What this task involves: Reproduce the listing below word for word, with no pictures.

Collected data:
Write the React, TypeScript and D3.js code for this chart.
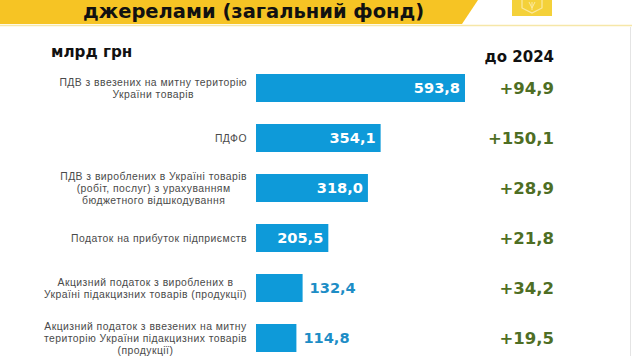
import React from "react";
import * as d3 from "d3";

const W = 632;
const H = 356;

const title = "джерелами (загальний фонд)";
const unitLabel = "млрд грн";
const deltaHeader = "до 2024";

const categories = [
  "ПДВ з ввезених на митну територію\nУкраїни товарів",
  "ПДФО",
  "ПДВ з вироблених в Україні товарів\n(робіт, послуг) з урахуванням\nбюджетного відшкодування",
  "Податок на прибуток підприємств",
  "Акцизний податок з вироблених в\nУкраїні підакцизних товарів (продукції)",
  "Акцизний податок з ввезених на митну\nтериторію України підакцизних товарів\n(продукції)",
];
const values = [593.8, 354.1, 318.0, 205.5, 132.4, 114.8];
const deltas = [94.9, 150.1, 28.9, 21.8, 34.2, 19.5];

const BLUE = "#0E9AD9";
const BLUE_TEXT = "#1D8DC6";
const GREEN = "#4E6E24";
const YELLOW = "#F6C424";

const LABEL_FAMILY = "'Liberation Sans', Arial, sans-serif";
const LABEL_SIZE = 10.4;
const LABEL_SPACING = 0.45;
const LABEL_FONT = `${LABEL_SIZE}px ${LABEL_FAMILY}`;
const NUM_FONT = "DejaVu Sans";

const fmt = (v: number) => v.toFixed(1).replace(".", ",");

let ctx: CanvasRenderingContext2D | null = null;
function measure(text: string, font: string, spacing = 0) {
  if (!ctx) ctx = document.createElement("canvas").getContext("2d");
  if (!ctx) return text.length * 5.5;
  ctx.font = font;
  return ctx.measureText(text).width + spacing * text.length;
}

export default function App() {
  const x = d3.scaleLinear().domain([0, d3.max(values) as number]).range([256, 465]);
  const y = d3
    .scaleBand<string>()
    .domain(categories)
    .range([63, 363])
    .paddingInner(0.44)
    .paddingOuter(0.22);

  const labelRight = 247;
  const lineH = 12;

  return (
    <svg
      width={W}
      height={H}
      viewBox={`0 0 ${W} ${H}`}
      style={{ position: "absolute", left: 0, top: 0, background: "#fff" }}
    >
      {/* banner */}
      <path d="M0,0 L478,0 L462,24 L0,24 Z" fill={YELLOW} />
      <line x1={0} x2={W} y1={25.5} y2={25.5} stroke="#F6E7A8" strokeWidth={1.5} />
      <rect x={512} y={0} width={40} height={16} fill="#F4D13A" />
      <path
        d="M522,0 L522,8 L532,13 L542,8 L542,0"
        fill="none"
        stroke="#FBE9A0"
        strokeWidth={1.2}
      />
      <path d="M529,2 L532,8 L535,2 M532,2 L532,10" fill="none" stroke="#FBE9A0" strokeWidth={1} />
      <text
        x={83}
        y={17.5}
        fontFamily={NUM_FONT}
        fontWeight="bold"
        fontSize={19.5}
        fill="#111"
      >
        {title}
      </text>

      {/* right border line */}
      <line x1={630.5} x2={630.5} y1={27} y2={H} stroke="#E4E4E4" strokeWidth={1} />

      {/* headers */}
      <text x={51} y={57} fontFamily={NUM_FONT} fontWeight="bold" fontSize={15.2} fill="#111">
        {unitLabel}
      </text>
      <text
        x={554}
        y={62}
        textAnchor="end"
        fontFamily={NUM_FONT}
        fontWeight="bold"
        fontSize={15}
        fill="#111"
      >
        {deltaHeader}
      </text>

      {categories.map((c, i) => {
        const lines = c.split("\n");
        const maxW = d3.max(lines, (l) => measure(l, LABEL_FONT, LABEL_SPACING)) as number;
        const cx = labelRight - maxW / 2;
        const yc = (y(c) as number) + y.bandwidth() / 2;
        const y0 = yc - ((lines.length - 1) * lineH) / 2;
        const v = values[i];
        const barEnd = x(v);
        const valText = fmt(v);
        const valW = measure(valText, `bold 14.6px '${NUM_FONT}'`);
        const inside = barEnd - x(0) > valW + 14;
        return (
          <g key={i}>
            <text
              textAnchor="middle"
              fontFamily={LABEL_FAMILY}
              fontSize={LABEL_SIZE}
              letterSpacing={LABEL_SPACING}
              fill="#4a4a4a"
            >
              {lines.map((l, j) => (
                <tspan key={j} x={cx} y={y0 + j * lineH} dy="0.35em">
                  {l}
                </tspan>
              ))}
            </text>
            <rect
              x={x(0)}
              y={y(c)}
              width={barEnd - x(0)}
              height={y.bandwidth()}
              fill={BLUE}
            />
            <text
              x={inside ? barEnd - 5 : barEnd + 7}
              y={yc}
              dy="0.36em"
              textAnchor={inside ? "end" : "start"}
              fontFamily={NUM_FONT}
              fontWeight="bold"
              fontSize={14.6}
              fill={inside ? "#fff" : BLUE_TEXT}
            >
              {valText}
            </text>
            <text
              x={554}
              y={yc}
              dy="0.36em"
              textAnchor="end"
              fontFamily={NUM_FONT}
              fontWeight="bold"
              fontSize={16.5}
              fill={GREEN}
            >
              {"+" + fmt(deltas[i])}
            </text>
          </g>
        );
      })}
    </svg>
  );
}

Task answer:
Write the React, TypeScript and D3.js code for this chart.
import React from "react";
import * as d3 from "d3";

const W = 632;
const H = 356;

const title = "джерелами (загальний фонд)";
const unitLabel = "млрд грн";
const deltaHeader = "до 2024";

const categories = [
  "ПДВ з ввезених на митну територію\nУкраїни товарів",
  "ПДФО",
  "ПДВ з вироблених в Україні товарів\n(робіт, послуг) з урахуванням\nбюджетного відшкодування",
  "Податок на прибуток підприємств",
  "Акцизний податок з вироблених в\nУкраїні підакцизних товарів (продукції)",
  "Акцизний податок з ввезених на митну\nтериторію України підакцизних товарів\n(продукції)",
];
const values = [593.8, 354.1, 318.0, 205.5, 132.4, 114.8];
const deltas = [94.9, 150.1, 28.9, 21.8, 34.2, 19.5];

const BLUE = "#0E9AD9";
const BLUE_TEXT = "#1D8DC6";
const GREEN = "#4E6E24";
const YELLOW = "#F6C424";

const LABEL_FAMILY = "'Liberation Sans', Arial, sans-serif";
const LABEL_SIZE = 10.4;
const LABEL_SPACING = 0.45;
const LABEL_FONT = `${LABEL_SIZE}px ${LABEL_FAMILY}`;
const NUM_FONT = "DejaVu Sans";

const fmt = (v: number) => v.toFixed(1).replace(".", ",");

let ctx: CanvasRenderingContext2D | null = null;
function measure(text: string, font: string, spacing = 0) {
  if (!ctx) ctx = document.createElement("canvas").getContext("2d");
  if (!ctx) return text.length * 5.5;
  ctx.font = font;
  return ctx.measureText(text).width + spacing * text.length;
}

export default function App() {
  const x = d3.scaleLinear().domain([0, d3.max(values) as number]).range([256, 465]);
  const y = d3
    .scaleBand<string>()
    .domain(categories)
    .range([63, 363])
    .paddingInner(0.44)
    .paddingOuter(0.22);

  const labelRight = 247;
  const lineH = 12;

  return (
    <svg
      width={W}
      height={H}
      viewBox={`0 0 ${W} ${H}`}
      style={{ position: "absolute", left: 0, top: 0, background: "#fff" }}
    >
      {/* banner */}
      <path d="M0,0 L478,0 L462,24 L0,24 Z" fill={YELLOW} />
      <line x1={0} x2={W} y1={25.5} y2={25.5} stroke="#F6E7A8" strokeWidth={1.5} />
      <rect x={512} y={0} width={40} height={16} fill="#F4D13A" />
      <path
        d="M522,0 L522,8 L532,13 L542,8 L542,0"
        fill="none"
        stroke="#FBE9A0"
        strokeWidth={1.2}
      />
      <path d="M529,2 L532,8 L535,2 M532,2 L532,10" fill="none" stroke="#FBE9A0" strokeWidth={1} />
      <text
        x={83}
        y={17.5}
        fontFamily={NUM_FONT}
        fontWeight="bold"
        fontSize={19.5}
        fill="#111"
      >
        {title}
      </text>

      {/* right border line */}
      <line x1={630.5} x2={630.5} y1={27} y2={H} stroke="#E4E4E4" strokeWidth={1} />

      {/* headers */}
      <text x={51} y={57} fontFamily={NUM_FONT} fontWeight="bold" fontSize={15.2} fill="#111">
        {unitLabel}
      </text>
      <text
        x={554}
        y={62}
        textAnchor="end"
        fontFamily={NUM_FONT}
        fontWeight="bold"
        fontSize={15}
        fill="#111"
      >
        {deltaHeader}
      </text>

      {categories.map((c, i) => {
        const lines = c.split("\n");
        const maxW = d3.max(lines, (l) => measure(l, LABEL_FONT, LABEL_SPACING)) as number;
        const cx = labelRight - maxW / 2;
        const yc = (y(c) as number) + y.bandwidth() / 2;
        const y0 = yc - ((lines.length - 1) * lineH) / 2;
        const v = values[i];
        const barEnd = x(v);
        const valText = fmt(v);
        const valW = measure(valText, `bold 14.6px '${NUM_FONT}'`);
        const inside = barEnd - x(0) > valW + 14;
        return (
          <g key={i}>
            <text
              textAnchor="middle"
              fontFamily={LABEL_FAMILY}
              fontSize={LABEL_SIZE}
              letterSpacing={LABEL_SPACING}
              fill="#4a4a4a"
            >
              {lines.map((l, j) => (
                <tspan key={j} x={cx} y={y0 + j * lineH} dy="0.35em">
                  {l}
                </tspan>
              ))}
            </text>
            <rect
              x={x(0)}
              y={y(c)}
              width={barEnd - x(0)}
              height={y.bandwidth()}
              fill={BLUE}
            />
            <text
              x={inside ? barEnd - 5 : barEnd + 7}
              y={yc}
              dy="0.36em"
              textAnchor={inside ? "end" : "start"}
              fontFamily={NUM_FONT}
              fontWeight="bold"
              fontSize={14.6}
              fill={inside ? "#fff" : BLUE_TEXT}
            >
              {valText}
            </text>
            <text
              x={554}
              y={yc}
              dy="0.36em"
              textAnchor="end"
              fontFamily={NUM_FONT}
              fontWeight="bold"
              fontSize={16.5}
              fill={GREEN}
            >
              {"+" + fmt(deltas[i])}
            </text>
          </g>
        );
      })}
    </svg>
  );
}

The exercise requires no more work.